I've just had a bit of a shock. Mag is going away again next Monday. For three weeks! Because she had work in several different places, I assumed that she would be returning to Thin City in between. No such thing. 

This is a challenge. Which must be seen as an opportunity of course. Not just for me but for her. She doesn't like being away for a long time and can get low as a result. I need to be together so we can stay properly in touch and I can support her at a distance. 

There is a further challenge/opportunity. My brother lives in Mom City, where she will be for several days. She'll be staying with people I know and who would welcome me there. I could go and see her for a weekend, seeing my brother while she is busy. 

There are challenges in this too. I once lived in Mom City and was very unhappy. Even thinking about the place has memory triggers for the huge amount of drinking I did to escape the city's size and speed. Even if I'm there we will be apart for much of the time - basically I'll just be there to cuddle at night. 

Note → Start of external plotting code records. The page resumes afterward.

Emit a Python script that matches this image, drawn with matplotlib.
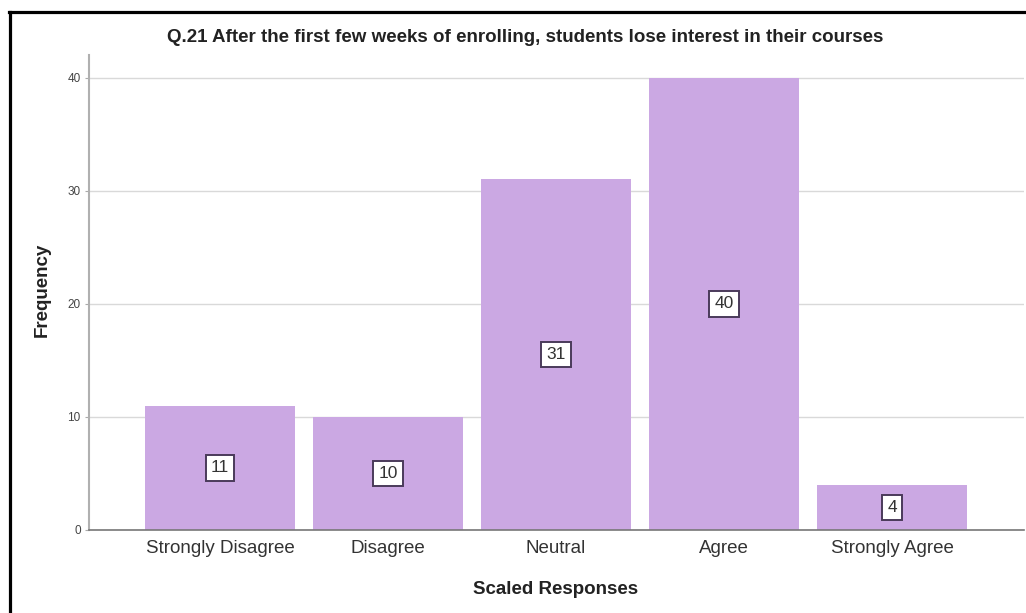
import matplotlib
matplotlib.use("Agg")
import matplotlib.pyplot as plt
from matplotlib.lines import Line2D

categories = ["Strongly Disagree", "Disagree", "Neutral", "Agree", "Strongly Agree"]
frequencies = [11, 10, 31, 40, 4]
yticks = [0, 10, 20, 30, 40]
title = "Q.21 After the first few weeks of enrolling, students lose interest in their courses"

plt.rcParams['font.family'] = ['Liberation Sans', 'DejaVu Sans']

W, H = 1026, 613
fig = plt.figure(figsize=(W/100, H/100), dpi=100)
ax = fig.add_axes([89/W, 1-530/H, (1024-89)/W, (530-55)/H])

x = list(range(len(categories)))
ax.bar(x, frequencies, width=0.89, color="#CBA8E3", zorder=2)
ax.set_xlim(-0.78, 4.786)
ax.set_ylim(0, 42)
ax.set_yticks(yticks)
ax.set_yticklabels([str(t) for t in yticks], fontsize=8.5, color="#444444")
ax.set_xticks(x)
ax.set_xticklabels(categories, fontsize=13.5, color="#333333")
ax.tick_params(axis='x', length=0, pad=7)
ax.tick_params(axis='y', length=3, color="#aaaaaa", pad=3)
ax.yaxis.grid(True, color="#d9d9d9", linewidth=1, zorder=0)
ax.set_axisbelow(True)
for s in ['top', 'right']:
    ax.spines[s].set_visible(False)
ax.spines['left'].set_color("#b0b0b0")
ax.spines['left'].set_linewidth(1.5)
ax.spines['bottom'].set_color("#777777")
ax.spines['bottom'].set_linewidth(1.2)

for xi, v in zip(x, frequencies):
    ax.text(xi, v/2, str(v), ha='center', va='center', fontsize=12.5, color="#333333", zorder=3,
            bbox=dict(boxstyle='square,pad=0.3', facecolor='white', edgecolor='#4a3a5a', linewidth=1.4))

fig.text(525/W, 1-38/H, title, ha='center', va='center', fontsize=13.5, fontweight='bold', color="#222222")
fig.text(42/W, 1-290/H, "Frequency", ha='center', va='center', rotation=90, fontsize=13.5, fontweight='bold', color="#222222")
fig.text(556/W, 1-589/H, "Scaled Responses", ha='center', va='center', fontsize=13.5, fontweight='bold', color="#222222")

# screenshot border (left and top)
fig.add_artist(Line2D([9.5/W, 9.5/W], [0, 1-12/H], transform=fig.transFigure, color='black', linewidth=2.3))
fig.add_artist(Line2D([8.5/W, 1], [1-12/H, 1-12/H], transform=fig.transFigure, color='black', linewidth=2.3))

fig.savefig("out.png", dpi=100)
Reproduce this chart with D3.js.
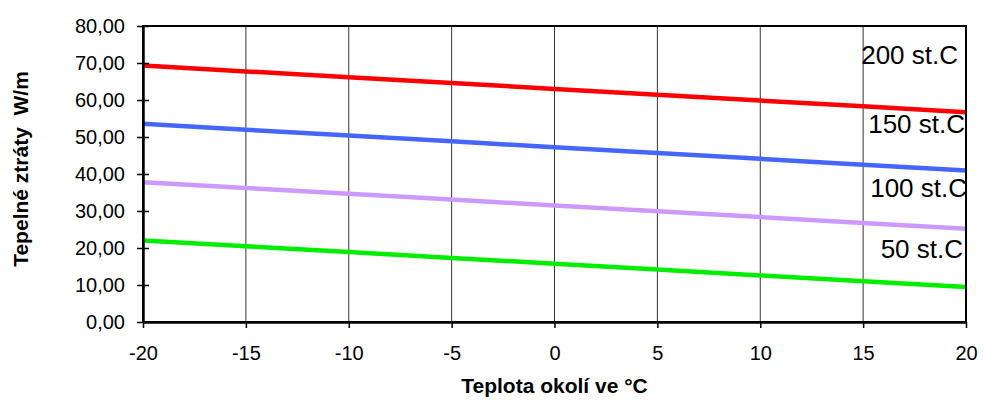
<!DOCTYPE html>
<html>
<head>
<meta charset="utf-8">
<script src="https://cdn.jsdelivr.net/npm/d3@7"></script>
<style>
  html, body { margin: 0; padding: 0; background: #fff; }
  svg { display: block; font-family: Arial, "Liberation Sans", sans-serif; }
  text { white-space: pre; }
</style>
</head>
<body>
<svg id="chart" width="983" height="401"></svg>
<script>
// Ambient temperature (°C)
const temps = [-20, -15, -10, -5, 0, 5, 10, 15, 20];
// Heat loss (W/m) per medium temperature
const loss200 = [69.30, 67.73, 66.15, 64.58, 63.00, 61.43, 59.85, 58.28, 56.70];
const loss150 = [53.55, 51.98, 50.40, 48.83, 47.25, 45.68, 44.10, 42.53, 40.95];
const loss100 = [37.80, 36.23, 34.65, 33.08, 31.50, 29.93, 28.35, 26.78, 25.20];
const loss50  = [22.05, 20.48, 18.90, 17.33, 15.75, 14.18, 12.60, 11.03, 9.45];
const seriesNames = ["200 st.C", "150 st.C", "100 st.C", "50 st.C"];
const seriesColors = ["#ff0000", "#4466ff", "#cc99ff", "#00ee00"];
const yTicks = [0, 10, 20, 30, 40, 50, 60, 70, 80];
const xTitle = "Teplota okolí ve °C";
const yTitle = "Tepelné ztráty  W/m";

const series = [loss200, loss150, loss100, loss50].map((vals, i) => ({
  name: seriesNames[i],
  color: seriesColors[i],
  values: vals.map((v, j) => ({ t: temps[j], v }))
}));

const svg = d3.select("#chart");
const margin = { left: 143, right: 17, top: 26, bottom: 79 };
const W = 983, H = 401;
const x = d3.scaleLinear().domain([-20, 20]).range([margin.left, W - margin.right]);
const y = d3.scaleLinear().domain([0, 80]).range([H - margin.bottom, margin.top]);

// vertical gridlines
svg.append("g")
  .selectAll("line")
  .data(temps.slice(1, -1))
  .join("line")
  .attr("x1", d => x(d)).attr("x2", d => x(d))
  .attr("y1", y(0)).attr("y2", y(80))
  .attr("stroke", "#000").attr("stroke-width", 0.8);

// series lines
const line = d3.line().x(d => x(d.t)).y(d => y(d.v));
svg.append("g")
  .selectAll("path")
  .data(series)
  .join("path")
  .attr("d", d => line(d.values))
  .attr("fill", "none")
  .attr("stroke", d => d.color)
  .attr("stroke-width", 4.5);

// plot frame
svg.append("rect")
  .attr("x", x(-20)).attr("y", y(80))
  .attr("width", x(20) - x(-20)).attr("height", y(0) - y(80))
  .attr("fill", "none").attr("stroke", "#000").attr("stroke-width", 2);

// y axis
const yAxis = svg.append("g")
  .attr("transform", `translate(${x(-20)},0)`)
  .call(d3.axisLeft(y).tickValues(yTicks).tickSizeInner(6).tickSizeOuter(0).tickPadding(12)
    .tickFormat(d => d3.format(".2f")(d).replace(".", ",")));
yAxis.select(".domain").attr("stroke-width", 2.5);
yAxis.selectAll(".tick line").attr("x2", 6).attr("x1", -6).attr("stroke-width", 1.5);
yAxis.selectAll("text").attr("font-size", 20).attr("fill", "#000")
  .attr("font-family", "Arial, 'Liberation Sans', sans-serif");

// x axis
const xAxis = svg.append("g")
  .attr("transform", `translate(0,${y(0)})`)
  .call(d3.axisBottom(x).tickValues(temps).tickSizeInner(6).tickSizeOuter(0).tickPadding(18)
    .tickFormat(d3.format("d")));
xAxis.select(".domain").attr("stroke-width", 2.5);
xAxis.selectAll(".tick line").attr("stroke-width", 1.5);
xAxis.selectAll("text").attr("font-size", 20).attr("fill", "#000")
  .attr("font-family", "Arial, 'Liberation Sans', sans-serif")
  .text(d => d < 0 ? "-" + Math.abs(d) : String(d));

// series labels at the right end
const labelPos = [
  { name: "200 st.C", xr: 958, yb: 64 },
  { name: "150 st.C", xr: 965, yb: 133 },
  { name: "100 st.C", xr: 967, yb: 197 },
  { name: "50 st.C", xr: 963, yb: 258 }
];
svg.append("g")
  .selectAll("text")
  .data(labelPos)
  .join("text")
  .attr("x", d => d.xr).attr("y", d => d.yb)
  .attr("text-anchor", "end")
  .attr("font-size", 26)
  .attr("fill", "#000")
  .text(d => d.name);

// axis titles
svg.append("text")
  .attr("x", (x(-20) + x(20)) / 2).attr("y", 393)
  .attr("text-anchor", "middle")
  .attr("font-size", 21).attr("font-weight", "bold")
  .text(xTitle);

svg.append("text")
  .attr("transform", `translate(28,169) rotate(-90)`)
  .attr("text-anchor", "middle")
  .attr("font-size", 21).attr("font-weight", "bold")
  .text(yTitle);
</script>
</body>
</html>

Unregulated time in a city I find frightening and which has been a hedonistic escape circus (good name for a band, that) will undoubtedly put pressure on my abstinence. 

I do have my own commitments - just to work, this blog (don't laugh, it is a commitment to me) and my exercise class - to consider too. I must also think of my health. 

Visiting my parents has been a good thing to do in times like this in the past. That's a possibility too. 

That can't be thought about in detail yet. I'm loathe to offer her the chance of me visiting to then let her down and leave her disappointed. In fact I just won't do that. 

I continue to do the right things and I continue to believe they will yield more results as I go along. That's all you can do.